21) Dinda’s jump breaks the space-time continuum. Had he been in London for the Olympics, he would probably have won like six gold medals in the high jump category. Or maybe even seven.

22) Dinda has never dismissed the same batsman more than once…why? Because lightning never strikes the same place twice!

23) Neil Armstrong’s statement was misconstrued. What he actually said was –“That’s one small step for man…one giant leap for Dinda”

24) At Sourav Ganguly’s behest, Dinda once high jumped all the way from Eden Gardens, Kolkata to the Subroto Roy Sahara stadium in Pune.

25) Dinda commands a massive fan following among the Kangaroo population down under. His leap makes them believe he’s one of their own.

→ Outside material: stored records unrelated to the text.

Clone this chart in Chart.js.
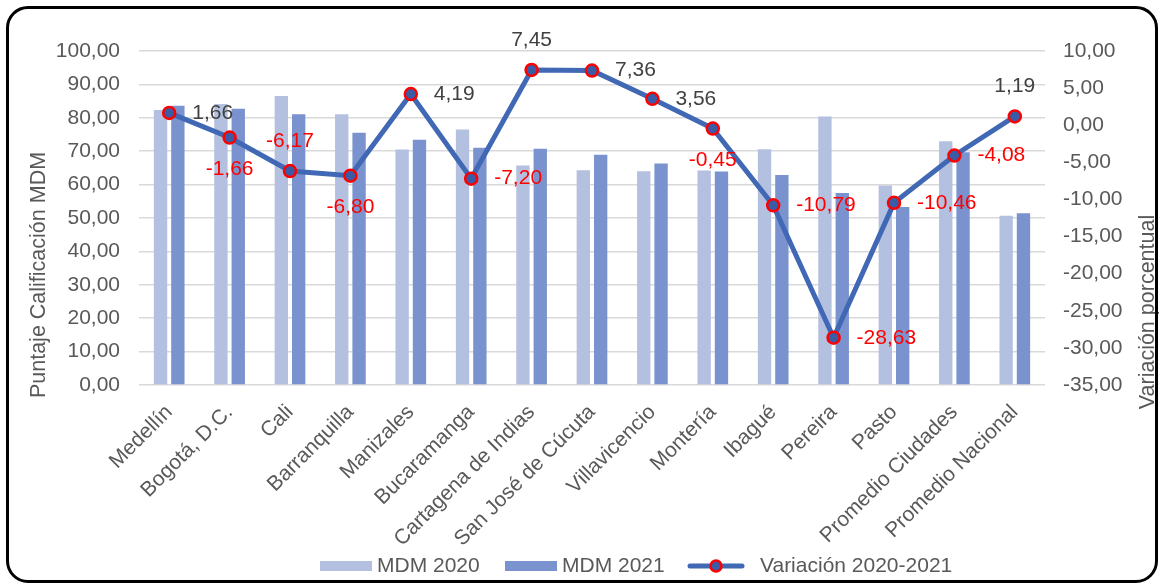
<!DOCTYPE html>
<html>
<head>
<meta charset="utf-8">
<script src="https://cdn.jsdelivr.net/npm/chart.js@4/dist/chart.umd.min.js"></script>
<style>
    body { margin: 0; background: #fff; }
    #wrap { position: relative; width: 1162px; height: 587px; }
    #frame {
        position: absolute; left: 6px; top: 6px; width: 1146px; height: 571px;
        border: 3px solid #000; border-radius: 22px; pointer-events: none;
    }
</style>
</head>
<body>
<div id="wrap">
    <canvas id="chart" width="1162" height="587"></canvas>
    <div id="frame"></div>
</div>
<script>
const categories = ["Medellín", "Bogotá, D.C.", "Cali", "Barranquilla", "Manizales", "Bucaramanga",
    "Cartagena de Indias", "San José de Cúcuta", "Villavicencio", "Montería", "Ibagué", "Pereira",
    "Pasto", "Promedio Ciudades", "Promedio Nacional"];
const mdm2020 = [82.3, 84.1, 86.5, 81.1, 70.5, 76.5, 65.7, 64.3, 64.0, 64.2, 70.6, 80.4, 59.7, 73.0, 50.7];
const mdm2021 = [83.6, 82.7, 81.1, 75.5, 73.4, 71.0, 70.7, 68.9, 66.3, 63.9, 62.9, 57.5, 53.3, 69.7, 51.4];
const variacion = [1.66, -1.66, -6.17, -6.80, 4.19, -7.20, 7.45, 7.36, 3.56, -0.45, -10.79, -28.63, -10.46, -4.08, 1.19];
const leftTicks = { min: 0, max: 100, step: 10 };
const rightTicks = { min: -35, max: 10, step: 5 };
// where each variation label sits relative to its point
const labelPlace = ['right', 'below', 'above', 'below', 'right', 'right', 'above', 'right', 'right',
    'below', 'right', 'right', 'right', 'right', 'above'];

const FONT = "'Liberation Sans', Arial, sans-serif";
const GREY = '#595959';
const C2020 = '#B4C0E0';
const C2021 = '#7A93CF';
const CLINE = '#4068B4';
const fmt = v => Number(v).toFixed(2).replace('.', ',');

const extras = {
    id: 'extras',
    afterDatasetsDraw(chart) {
        const ctx = chart.ctx;
        const meta = chart.getDatasetMeta(0);
        ctx.save();
        ctx.font = `21px ${FONT}`;
        meta.data.forEach((pt, i) => {
            const v = variacion[i];
            ctx.fillStyle = v < 0 ? '#FF0000' : '#404040';
            let x = pt.x, y = pt.y;
            if (labelPlace[i] === 'right') {
                ctx.textAlign = 'left'; ctx.textBaseline = 'middle'; x += 23;
            } else if (labelPlace[i] === 'above') {
                ctx.textAlign = 'center'; ctx.textBaseline = 'middle'; y -= 30;
            } else {
                ctx.textAlign = 'center'; ctx.textBaseline = 'middle'; y += 32;
            }
            ctx.fillText(fmt(v), x, y);
        });
        ctx.restore();
    },
    afterDraw(chart) {
        const ctx = chart.ctx;
        ctx.save();
        // axis titles, both read bottom to top
        ctx.font = `21.5px ${FONT}`;
        ctx.fillStyle = GREY;
        ctx.textAlign = 'center';
        ctx.textBaseline = 'middle';
        ctx.translate(39, 275);
        ctx.rotate(-Math.PI / 2);
        ctx.fillText('Puntaje Calificación MDM', 0, 0);
        ctx.restore();
        ctx.save();
        ctx.font = `21.5px ${FONT}`;
        ctx.fillStyle = GREY;
        ctx.textAlign = 'center';
        ctx.textBaseline = 'middle';
        ctx.translate(1148, 312);
        ctx.rotate(-Math.PI / 2);
        ctx.fillText('Variación porcentual', 0, 0);
        ctx.restore();

        // legend
        ctx.save();
        ctx.font = `21px ${FONT}`;
        ctx.fillStyle = GREY;
        ctx.textBaseline = 'middle';
        ctx.textAlign = 'left';
        const ly = 566;
        ctx.fillStyle = C2020;
        ctx.fillRect(320, ly - 5, 52, 10);
        ctx.fillStyle = GREY;
        ctx.fillText(chart.data.datasets[1].label, 377, ly);
        ctx.fillStyle = C2021;
        ctx.fillRect(505, ly - 5, 52, 10);
        ctx.fillStyle = GREY;
        ctx.fillText(chart.data.datasets[2].label, 562, ly);
        ctx.strokeStyle = CLINE;
        ctx.lineWidth = 5;
        ctx.lineCap = 'round';
        ctx.beginPath();
        ctx.moveTo(690, ly); ctx.lineTo(742, ly);
        ctx.stroke();
        ctx.beginPath();
        ctx.arc(716, ly, 5.5, 0, Math.PI * 2);
        ctx.fillStyle = '#3A5BA5';
        ctx.fill();
        ctx.lineWidth = 2.5;
        ctx.strokeStyle = '#FF0000';
        ctx.stroke();
        ctx.fillStyle = GREY;
        ctx.fillText(chart.data.datasets[0].label, 760, ly);
        ctx.restore();
    }
};

new Chart(document.getElementById('chart'), {
    data: {
        labels: categories,
        datasets: [
            {
                type: 'line',
                label: 'Variación 2020-2021',
                data: variacion,
                yAxisID: 'y1',
                order: 0,
                borderColor: CLINE,
                borderWidth: 5,
                pointRadius: 6,
                pointBorderWidth: 2.5,
                pointBorderColor: '#FF0000',
                pointBackgroundColor: '#3A5BA5',
                tension: 0
            },
            {
                type: 'bar',
                label: 'MDM 2020',
                data: mdm2020,
                yAxisID: 'y',
                order: 1,
                backgroundColor: C2020,
                categoryPercentage: 0.574,
                barPercentage: 0.77
            },
            {
                type: 'bar',
                label: 'MDM 2021',
                data: mdm2021,
                yAxisID: 'y',
                order: 1,
                backgroundColor: C2021,
                categoryPercentage: 0.574,
                barPercentage: 0.77
            }
        ]
    },
    options: {
        responsive: false,
        animation: false,
        layout: { padding: { top: 51, left: 0, right: 0, bottom: 0 } },
        plugins: {
            legend: { display: false },
            tooltip: { enabled: false }
        },
        scales: {
            x: {
                grid: { display: false },
                border: { display: false },
                ticks: {
                    color: GREY,
                    font: { family: FONT, size: 21 },
                    minRotation: 45,
                    maxRotation: 45,
                    padding: 7,
                    autoSkip: false
                },
                afterFit: s => { s.height = 202; }
            },
            y: {
                position: 'left',
                min: leftTicks.min,
                max: leftTicks.max,
                grid: { color: '#D9D9D9', lineWidth: 1.5, drawTicks: false },
                border: { display: false },
                ticks: {
                    stepSize: leftTicks.step,
                    color: GREY,
                    font: { family: FONT, size: 21 },
                    padding: 19,
                    callback: v => fmt(v)
                },
                afterFit: s => { s.width = 139; }
            },
            y1: {
                position: 'right',
                min: rightTicks.min,
                max: rightTicks.max,
                grid: { display: false, drawTicks: false },
                border: { display: false },
                ticks: {
                    stepSize: rightTicks.step,
                    color: GREY,
                    font: { family: FONT, size: 21 },
                    padding: 18,
                    callback: v => fmt(v)
                },
                afterFit: s => { s.width = 117; }
            }
        }
    },
    plugins: [extras]
});
</script>
</body>
</html>
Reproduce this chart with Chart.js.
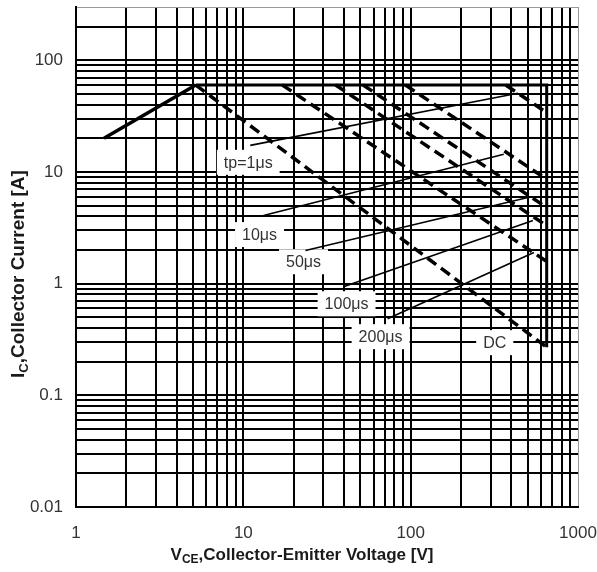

26) Dinda is yet to play Test cricket because he doesn’t like to see a batsman he has just hit stain his whites with blood.

27) Petty cricketers sledge. Dinda only delivers the last rites.

28) The global financial crisis was actually a result of SRK’s attempt to sign Dinda for KKR.

29) Oh, and one final thing: The BCCI rigged the IPL so that Dinda could bowl the first ball in the tournament’s history. (It’s a shame RCB chose to field after winning the toss). They knew that the tournament was stupid and only Dinda could save it.